Another thing I noticed in this week’s big game quota recommendations to the wildlife commission was the increase in cow tags and doe tags in a few areas. On a statewide basis there will be a large drop in tags, so finding units that are bucking the trend is always encouraging. Since I’m looking for as many opportunities as possible for my girlfriend to get her first big game animal, those areas with large antlerless tag increases warrant further thought.
Several western states have some sort of cooperative access hunt administered through the state wildlife agencies. Here in Colorado, it’s called Ranching For Wildlife (I had my girlfriend apply to these as her first choice for deer, elk and antelope). In Utah it’s called Cooperative Wildlife Management Units, in Wyoming it’s called a Hunter Management Area (I do some of my antelope hunting on one of these properties), Montana has Block Management lands (I’ve taken deer, elk and antelope on these properties), etc, etc. These ranches probably aren’t allowing access out of the goodness of their hearts. Sometimes it’s for a direct payment from the state, in other cases it helps them address overpopulation issues, and in other cases they have entered a public access agreement for guaranteed tags for paying clients. Regardless of the rancher’s motivations, it pays to look at ALL of your options.

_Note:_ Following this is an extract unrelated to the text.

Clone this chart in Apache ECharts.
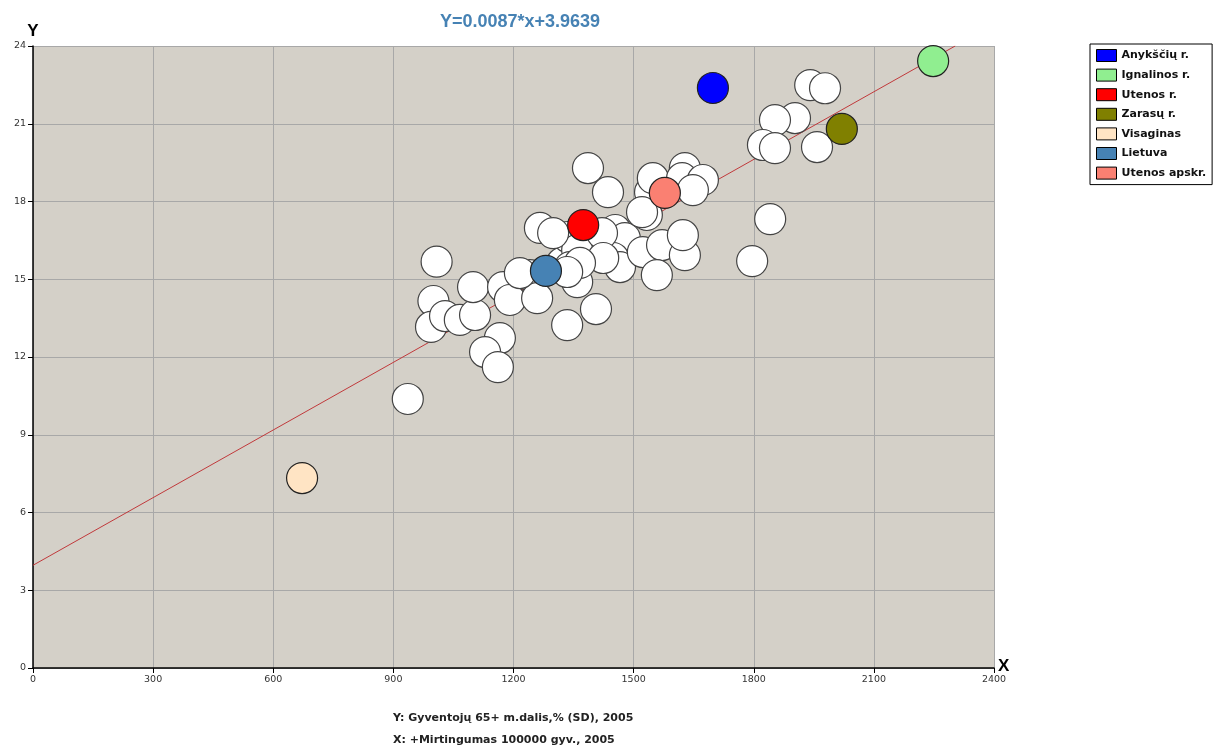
<!DOCTYPE html>
<html>
<head>
<meta charset="utf-8">
<script src="https://cdn.jsdelivr.net/npm/echarts@6/dist/echarts.min.js"></script>
<style>
html,body{margin:0;padding:0;background:#fff;}
#chart{width:1223px;height:748px;}
</style>
</head>
<body>
<div id="chart"></div>
<script>
// ---- data ----
const titleText = 'Y=0.0087*x+3.9639';
const xTitle = 'X: +Mirtingumas 100000 gyv., 2005';
const yTitle = 'Y: Gyventojų 65+ m.dalis,% (SD), 2005';
const xAxisName = 'X';
const yAxisName = 'Y';

const otherPoints = [
  [936, 10.38], [1008, 15.68], [1000, 14.16], [994, 13.16], [1029, 13.58],
  [1066, 13.43], [1104, 13.62], [1099, 14.70], [1174, 14.70], [1191, 14.20],
  [1166, 12.73], [1129, 12.19], [1161, 11.61], [1241, 15.16], [1259, 14.27],
  [1266, 16.98], [1334, 13.23], [1406, 13.85], [1359, 14.89], [1321, 15.63],
  [1336, 16.63], [1386, 19.29], [1436, 18.36], [1454, 16.90], [1478, 16.59],
  [1449, 15.82], [1466, 15.47], [1523, 16.05], [1571, 16.32], [1628, 15.93],
  [1623, 16.70], [1558, 15.16], [1533, 17.48], [1541, 18.36], [1548, 18.90],
  [1628, 19.29], [1621, 18.90], [1673, 18.83], [1648, 18.44], [1359, 16.13],
  [1341, 15.47], [1216, 15.24], [1941, 22.49], [1978, 22.37], [1903, 21.22],
  [1853, 21.14], [1823, 20.18], [1853, 20.06], [1958, 20.10], [1841, 17.32],
  [1796, 15.70], [1299, 16.78], [1421, 16.78], [1424, 15.82], [1366, 15.63],
  [1521, 17.59], [1334, 15.28]
];

const highlightNames = ['Anykščių r.', 'Ignalinos r.', 'Utenos r.', 'Zarasų r.', 'Visaginas', 'Lietuva', 'Utenos apskr.'];
const highlightValues = [[1698, 22.38], [2248, 23.42], [1374, 17.09], [2020, 20.80], [672, 7.33], [1281, 15.32], [1578, 18.33]];
const highlightColors = ['#0000ff', '#90ee90', '#ff0000', '#808000', '#ffe4c4', '#4682b4', '#fa8072'];

const trendLine = [[0, 3.9639], [2303, 24.0]];

const xTicks = { min: 0, max: 2400, interval: 300 };
const yTicks = { min: 0, max: 24, interval: 3 };

// ---- chart ----
const chart = echarts.init(document.getElementById('chart'), null, { renderer: 'canvas' });
const FONT = 'DejaVu Sans';
const SYM = 31;

const series = [
  {
    type: 'line', data: trendLine, showSymbol: false, symbol: 'none', silent: true,
    lineStyle: { color: '#c0393b', width: 1 }, z: 1, animation: false
  },
  {
    type: 'scatter', name: 'other', data: otherPoints, symbolSize: SYM,
    itemStyle: { color: '#ffffff', borderColor: '#444', borderWidth: 1.2, opacity: 1 }, z: 2, animation: false
  }
];
highlightNames.forEach((n, i) => {
  series.push({
    type: 'scatter', name: n, data: [highlightValues[i]], symbolSize: SYM,
    itemStyle: { color: highlightColors[i], borderColor: '#222', borderWidth: 1.2, opacity: 1 }, z: 3, animation: false
  });
});

const plain = v => String(v);

chart.setOption({
  animation: false,
  backgroundColor: '#ffffff',
  title: {
    text: titleText, left: 515, top: 8, textAlign: 'center',
    textStyle: { color: '#4682b4', fontSize: 18, fontWeight: 'bold', fontFamily: 'Liberation Sans' }
  },
  grid: { left: 33, right: 229, top: 46, bottom: 80, show: true, backgroundColor: '#d4d0c8', borderWidth: 0 },
  legend: {
    data: highlightNames, orient: 'vertical', left: 1090, top: 44,
    icon: 'rect', itemWidth: 20, itemHeight: 12, itemGap: 6.6,
    padding: [5, 6, 5, 6],
    backgroundColor: '#ffffff', borderColor: '#000', borderWidth: 1, borderRadius: 0,
    itemStyle: { borderColor: '#000', borderWidth: 1 },
    textStyle: { fontFamily: FONT, fontSize: 11, fontWeight: 'bold', color: '#111', padding: [0, 0, 0, 0] }
  },
  xAxis: {
    type: 'value', min: xTicks.min, max: xTicks.max, interval: xTicks.interval,
    axisLine: { show: true, onZero: false, lineStyle: { color: '#000', width: 1.5 } },
    axisTick: { show: true, length: 5, lineStyle: { color: '#000' } },
    axisLabel: { fontSize: 9.5, color: '#333', fontFamily: FONT, margin: 7, formatter: plain },
    splitLine: { show: true, lineStyle: { color: '#a8a8a8', width: 1 } }
  },
  yAxis: {
    type: 'value', min: yTicks.min, max: yTicks.max, interval: yTicks.interval,
    name: yAxisName, nameLocation: 'end', nameGap: 6,
    nameTextStyle: { fontSize: 17, fontWeight: 'bold', color: '#000', fontFamily: 'Liberation Sans', align: 'center', padding: [0, 0, 0, 0] },
    axisLine: { show: true, onZero: false, lineStyle: { color: '#000', width: 1.5 } },
    axisTick: { show: true, length: 5, lineStyle: { color: '#000' } },
    axisLabel: { fontSize: 9.5, color: '#333', fontFamily: FONT, margin: 7, formatter: plain },
    splitLine: { show: true, lineStyle: { color: '#a8a8a8', width: 1 } }
  },
  graphic: [
    { type: 'text', left: 998, top: 658, style: { text: xAxisName, fontFamily: 'Liberation Sans', fontSize: 17, fontWeight: 'bold', fill: '#000' } },
    { type: 'text', left: 393, top: 713, style: { text: yTitle, fontFamily: FONT, fontSize: 11, fontWeight: 'bold', fill: '#222' } },
    { type: 'text', left: 393, top: 735, style: { text: xTitle, fontFamily: FONT, fontSize: 11, fontWeight: 'bold', fill: '#222' } }
  ],
  series: series
});
</script>
</body>
</html>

It’s difficult to get involved in damage hunts unless you are on good terms with your local game wardens. So make a point of getting to know them outside of hunting season. I got turned on to a bear hunt for this coming year just by making myself aware of what’s going on locally. A local dairy farmer here grows corn right up against the mountains, and every September has over a dozen bears destroying his crops. He uses hunters with the appropriate tag, not special emergency tags, so I made sure to apply for one this coming fall. I might not draw, as I only have the minimum number of points required, but if I wasn’t talking to folks here about bear hunting, I would have likely just put in for another preference point and kicked this down the road for another year.
Youth hunts are another fantastic way to put meat on the table. Many states have either a special season, or some sort of easy, youth only hunt available in a drawing. Here in Colorado, we have a few properties that are only open to youth hunting for the whole season, or at least the first week of the opener. Once again, it pays to peruse those brochures for these opportunities. In this state, our Hunter Outreach program actively guides youth and women on private land hunts. These hunts are available through a separate drawing and not well advertised in the brochures. However, if you check your state’s website under the education or outreach department, you may be able to find similar opportunities for yourself or your family members.
As you can see, these meat hunts can cover a wide range of scenarios, but if you’re not looking for them, you’re missing out. Having meat in the freezer allows you the luxury of being selective or hunting a little more casually on your antlered hunts. I can’t think of a better way to get yourself into a game rich environment than by taking full advantage of all that is offered to you. You just have to be thinking outside the box of over the counter tags and regular seasons.